──────── PROVIDED MATERIAL

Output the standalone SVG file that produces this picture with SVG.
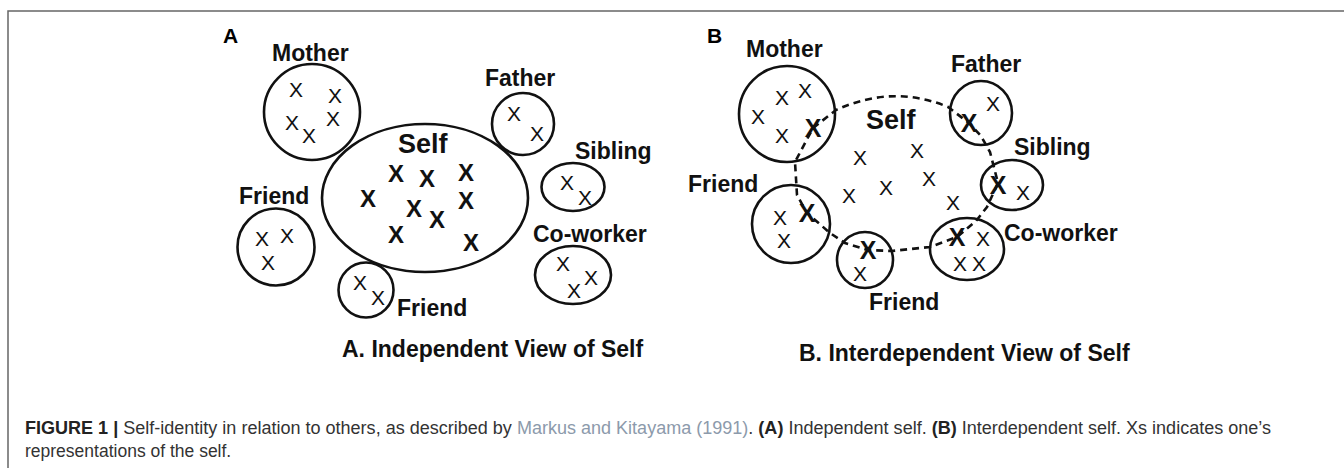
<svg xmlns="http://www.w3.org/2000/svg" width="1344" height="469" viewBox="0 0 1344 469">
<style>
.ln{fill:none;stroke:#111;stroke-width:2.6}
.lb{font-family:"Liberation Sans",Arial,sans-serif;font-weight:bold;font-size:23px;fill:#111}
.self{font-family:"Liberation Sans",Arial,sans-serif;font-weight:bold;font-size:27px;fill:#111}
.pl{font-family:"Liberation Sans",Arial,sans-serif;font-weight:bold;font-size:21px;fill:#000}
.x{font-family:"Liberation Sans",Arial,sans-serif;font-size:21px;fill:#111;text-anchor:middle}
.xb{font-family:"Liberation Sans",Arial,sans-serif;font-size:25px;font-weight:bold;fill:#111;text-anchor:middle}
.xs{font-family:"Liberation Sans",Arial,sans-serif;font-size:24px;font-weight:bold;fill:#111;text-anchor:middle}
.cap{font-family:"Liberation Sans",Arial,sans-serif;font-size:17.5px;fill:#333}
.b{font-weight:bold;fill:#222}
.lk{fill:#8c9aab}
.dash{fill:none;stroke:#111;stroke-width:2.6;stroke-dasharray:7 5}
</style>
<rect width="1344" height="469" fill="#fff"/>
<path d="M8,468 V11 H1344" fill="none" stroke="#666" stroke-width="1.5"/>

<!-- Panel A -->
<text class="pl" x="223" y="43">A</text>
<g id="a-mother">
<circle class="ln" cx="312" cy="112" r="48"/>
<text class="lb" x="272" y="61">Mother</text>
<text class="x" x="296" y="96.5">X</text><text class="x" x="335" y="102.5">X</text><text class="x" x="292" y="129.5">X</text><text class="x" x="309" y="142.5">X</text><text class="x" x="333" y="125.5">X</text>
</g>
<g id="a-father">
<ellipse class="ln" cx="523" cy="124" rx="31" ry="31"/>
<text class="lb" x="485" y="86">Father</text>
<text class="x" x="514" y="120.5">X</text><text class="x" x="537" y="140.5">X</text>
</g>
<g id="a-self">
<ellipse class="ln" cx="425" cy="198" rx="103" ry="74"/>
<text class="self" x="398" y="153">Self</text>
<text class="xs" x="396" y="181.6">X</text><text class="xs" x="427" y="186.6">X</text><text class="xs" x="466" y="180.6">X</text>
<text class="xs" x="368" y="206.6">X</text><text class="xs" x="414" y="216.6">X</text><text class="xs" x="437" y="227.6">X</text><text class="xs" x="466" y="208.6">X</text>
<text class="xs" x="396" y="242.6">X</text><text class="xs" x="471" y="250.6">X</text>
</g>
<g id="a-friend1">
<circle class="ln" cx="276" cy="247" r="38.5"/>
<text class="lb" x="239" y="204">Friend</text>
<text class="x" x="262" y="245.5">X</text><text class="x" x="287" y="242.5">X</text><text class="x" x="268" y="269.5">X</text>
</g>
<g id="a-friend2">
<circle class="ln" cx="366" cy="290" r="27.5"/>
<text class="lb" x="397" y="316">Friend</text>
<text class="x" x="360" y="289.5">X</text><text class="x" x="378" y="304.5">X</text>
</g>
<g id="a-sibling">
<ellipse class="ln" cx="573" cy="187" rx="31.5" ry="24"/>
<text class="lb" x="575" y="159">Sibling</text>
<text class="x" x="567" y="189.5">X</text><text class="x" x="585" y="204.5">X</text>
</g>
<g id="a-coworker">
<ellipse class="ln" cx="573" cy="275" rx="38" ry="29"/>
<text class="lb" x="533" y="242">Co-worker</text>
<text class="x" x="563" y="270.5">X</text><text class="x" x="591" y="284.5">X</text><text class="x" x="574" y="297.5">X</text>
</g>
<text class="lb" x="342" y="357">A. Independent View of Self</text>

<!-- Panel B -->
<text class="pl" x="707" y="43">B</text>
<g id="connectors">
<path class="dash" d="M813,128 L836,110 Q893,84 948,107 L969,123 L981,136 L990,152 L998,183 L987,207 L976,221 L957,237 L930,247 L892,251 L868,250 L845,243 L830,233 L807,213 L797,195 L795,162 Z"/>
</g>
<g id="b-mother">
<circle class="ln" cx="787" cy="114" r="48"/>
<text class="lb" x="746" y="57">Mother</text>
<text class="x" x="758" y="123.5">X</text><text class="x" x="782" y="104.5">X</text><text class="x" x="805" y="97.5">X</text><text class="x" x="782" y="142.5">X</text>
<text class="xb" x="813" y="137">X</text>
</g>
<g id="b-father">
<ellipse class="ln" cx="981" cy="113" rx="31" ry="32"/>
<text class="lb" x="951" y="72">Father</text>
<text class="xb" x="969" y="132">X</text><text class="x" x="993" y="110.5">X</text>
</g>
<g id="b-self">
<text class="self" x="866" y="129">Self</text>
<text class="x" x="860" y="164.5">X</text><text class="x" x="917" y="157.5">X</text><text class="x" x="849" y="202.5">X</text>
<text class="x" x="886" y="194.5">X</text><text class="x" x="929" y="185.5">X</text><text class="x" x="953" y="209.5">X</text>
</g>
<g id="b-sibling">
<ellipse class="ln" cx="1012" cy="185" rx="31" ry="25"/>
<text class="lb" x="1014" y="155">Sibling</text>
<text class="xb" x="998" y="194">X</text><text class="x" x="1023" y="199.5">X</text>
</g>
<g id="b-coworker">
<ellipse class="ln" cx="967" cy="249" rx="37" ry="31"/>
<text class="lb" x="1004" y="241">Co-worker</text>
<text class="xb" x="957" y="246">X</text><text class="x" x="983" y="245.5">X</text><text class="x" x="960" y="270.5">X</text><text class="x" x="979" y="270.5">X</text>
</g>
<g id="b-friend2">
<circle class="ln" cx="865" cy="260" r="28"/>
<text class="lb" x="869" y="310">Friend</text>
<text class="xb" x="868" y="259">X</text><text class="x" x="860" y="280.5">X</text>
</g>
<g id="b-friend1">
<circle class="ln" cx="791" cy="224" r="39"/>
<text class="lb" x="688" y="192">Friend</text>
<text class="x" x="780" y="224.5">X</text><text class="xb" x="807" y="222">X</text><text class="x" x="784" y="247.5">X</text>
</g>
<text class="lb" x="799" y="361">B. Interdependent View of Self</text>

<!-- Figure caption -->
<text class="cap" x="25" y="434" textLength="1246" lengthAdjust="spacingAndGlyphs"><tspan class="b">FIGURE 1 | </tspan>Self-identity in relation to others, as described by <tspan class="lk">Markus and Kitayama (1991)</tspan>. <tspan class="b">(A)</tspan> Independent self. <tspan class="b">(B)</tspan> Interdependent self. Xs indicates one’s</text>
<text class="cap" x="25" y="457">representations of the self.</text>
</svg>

────────────────

- [STATED TASK]:
Omitting all images, print the listing exactly.

- [OUTPUT BELOW]:
Output the standalone SVG file that produces this picture with SVG.
<svg xmlns="http://www.w3.org/2000/svg" width="1344" height="469" viewBox="0 0 1344 469">
<style>
.ln{fill:none;stroke:#111;stroke-width:2.6}
.lb{font-family:"Liberation Sans",Arial,sans-serif;font-weight:bold;font-size:23px;fill:#111}
.self{font-family:"Liberation Sans",Arial,sans-serif;font-weight:bold;font-size:27px;fill:#111}
.pl{font-family:"Liberation Sans",Arial,sans-serif;font-weight:bold;font-size:21px;fill:#000}
.x{font-family:"Liberation Sans",Arial,sans-serif;font-size:21px;fill:#111;text-anchor:middle}
.xb{font-family:"Liberation Sans",Arial,sans-serif;font-size:25px;font-weight:bold;fill:#111;text-anchor:middle}
.xs{font-family:"Liberation Sans",Arial,sans-serif;font-size:24px;font-weight:bold;fill:#111;text-anchor:middle}
.cap{font-family:"Liberation Sans",Arial,sans-serif;font-size:17.5px;fill:#333}
.b{font-weight:bold;fill:#222}
.lk{fill:#8c9aab}
.dash{fill:none;stroke:#111;stroke-width:2.6;stroke-dasharray:7 5}
</style>
<rect width="1344" height="469" fill="#fff"/>
<path d="M8,468 V11 H1344" fill="none" stroke="#666" stroke-width="1.5"/>

<!-- Panel A -->
<text class="pl" x="223" y="43">A</text>
<g id="a-mother">
<circle class="ln" cx="312" cy="112" r="48"/>
<text class="lb" x="272" y="61">Mother</text>
<text class="x" x="296" y="96.5">X</text><text class="x" x="335" y="102.5">X</text><text class="x" x="292" y="129.5">X</text><text class="x" x="309" y="142.5">X</text><text class="x" x="333" y="125.5">X</text>
</g>
<g id="a-father">
<ellipse class="ln" cx="523" cy="124" rx="31" ry="31"/>
<text class="lb" x="485" y="86">Father</text>
<text class="x" x="514" y="120.5">X</text><text class="x" x="537" y="140.5">X</text>
</g>
<g id="a-self">
<ellipse class="ln" cx="425" cy="198" rx="103" ry="74"/>
<text class="self" x="398" y="153">Self</text>
<text class="xs" x="396" y="181.6">X</text><text class="xs" x="427" y="186.6">X</text><text class="xs" x="466" y="180.6">X</text>
<text class="xs" x="368" y="206.6">X</text><text class="xs" x="414" y="216.6">X</text><text class="xs" x="437" y="227.6">X</text><text class="xs" x="466" y="208.6">X</text>
<text class="xs" x="396" y="242.6">X</text><text class="xs" x="471" y="250.6">X</text>
</g>
<g id="a-friend1">
<circle class="ln" cx="276" cy="247" r="38.5"/>
<text class="lb" x="239" y="204">Friend</text>
<text class="x" x="262" y="245.5">X</text><text class="x" x="287" y="242.5">X</text><text class="x" x="268" y="269.5">X</text>
</g>
<g id="a-friend2">
<circle class="ln" cx="366" cy="290" r="27.5"/>
<text class="lb" x="397" y="316">Friend</text>
<text class="x" x="360" y="289.5">X</text><text class="x" x="378" y="304.5">X</text>
</g>
<g id="a-sibling">
<ellipse class="ln" cx="573" cy="187" rx="31.5" ry="24"/>
<text class="lb" x="575" y="159">Sibling</text>
<text class="x" x="567" y="189.5">X</text><text class="x" x="585" y="204.5">X</text>
</g>
<g id="a-coworker">
<ellipse class="ln" cx="573" cy="275" rx="38" ry="29"/>
<text class="lb" x="533" y="242">Co-worker</text>
<text class="x" x="563" y="270.5">X</text><text class="x" x="591" y="284.5">X</text><text class="x" x="574" y="297.5">X</text>
</g>
<text class="lb" x="342" y="357">A. Independent View of Self</text>

<!-- Panel B -->
<text class="pl" x="707" y="43">B</text>
<g id="connectors">
<path class="dash" d="M813,128 L836,110 Q893,84 948,107 L969,123 L981,136 L990,152 L998,183 L987,207 L976,221 L957,237 L930,247 L892,251 L868,250 L845,243 L830,233 L807,213 L797,195 L795,162 Z"/>
</g>
<g id="b-mother">
<circle class="ln" cx="787" cy="114" r="48"/>
<text class="lb" x="746" y="57">Mother</text>
<text class="x" x="758" y="123.5">X</text><text class="x" x="782" y="104.5">X</text><text class="x" x="805" y="97.5">X</text><text class="x" x="782" y="142.5">X</text>
<text class="xb" x="813" y="137">X</text>
</g>
<g id="b-father">
<ellipse class="ln" cx="981" cy="113" rx="31" ry="32"/>
<text class="lb" x="951" y="72">Father</text>
<text class="xb" x="969" y="132">X</text><text class="x" x="993" y="110.5">X</text>
</g>
<g id="b-self">
<text class="self" x="866" y="129">Self</text>
<text class="x" x="860" y="164.5">X</text><text class="x" x="917" y="157.5">X</text><text class="x" x="849" y="202.5">X</text>
<text class="x" x="886" y="194.5">X</text><text class="x" x="929" y="185.5">X</text><text class="x" x="953" y="209.5">X</text>
</g>
<g id="b-sibling">
<ellipse class="ln" cx="1012" cy="185" rx="31" ry="25"/>
<text class="lb" x="1014" y="155">Sibling</text>
<text class="xb" x="998" y="194">X</text><text class="x" x="1023" y="199.5">X</text>
</g>
<g id="b-coworker">
<ellipse class="ln" cx="967" cy="249" rx="37" ry="31"/>
<text class="lb" x="1004" y="241">Co-worker</text>
<text class="xb" x="957" y="246">X</text><text class="x" x="983" y="245.5">X</text><text class="x" x="960" y="270.5">X</text><text class="x" x="979" y="270.5">X</text>
</g>
<g id="b-friend2">
<circle class="ln" cx="865" cy="260" r="28"/>
<text class="lb" x="869" y="310">Friend</text>
<text class="xb" x="868" y="259">X</text><text class="x" x="860" y="280.5">X</text>
</g>
<g id="b-friend1">
<circle class="ln" cx="791" cy="224" r="39"/>
<text class="lb" x="688" y="192">Friend</text>
<text class="x" x="780" y="224.5">X</text><text class="xb" x="807" y="222">X</text><text class="x" x="784" y="247.5">X</text>
</g>
<text class="lb" x="799" y="361">B. Interdependent View of Self</text>

<!-- Figure caption -->
<text class="cap" x="25" y="434" textLength="1246" lengthAdjust="spacingAndGlyphs"><tspan class="b">FIGURE 1 | </tspan>Self-identity in relation to others, as described by <tspan class="lk">Markus and Kitayama (1991)</tspan>. <tspan class="b">(A)</tspan> Independent self. <tspan class="b">(B)</tspan> Interdependent self. Xs indicates one’s</text>
<text class="cap" x="25" y="457">representations of the self.</text>
</svg>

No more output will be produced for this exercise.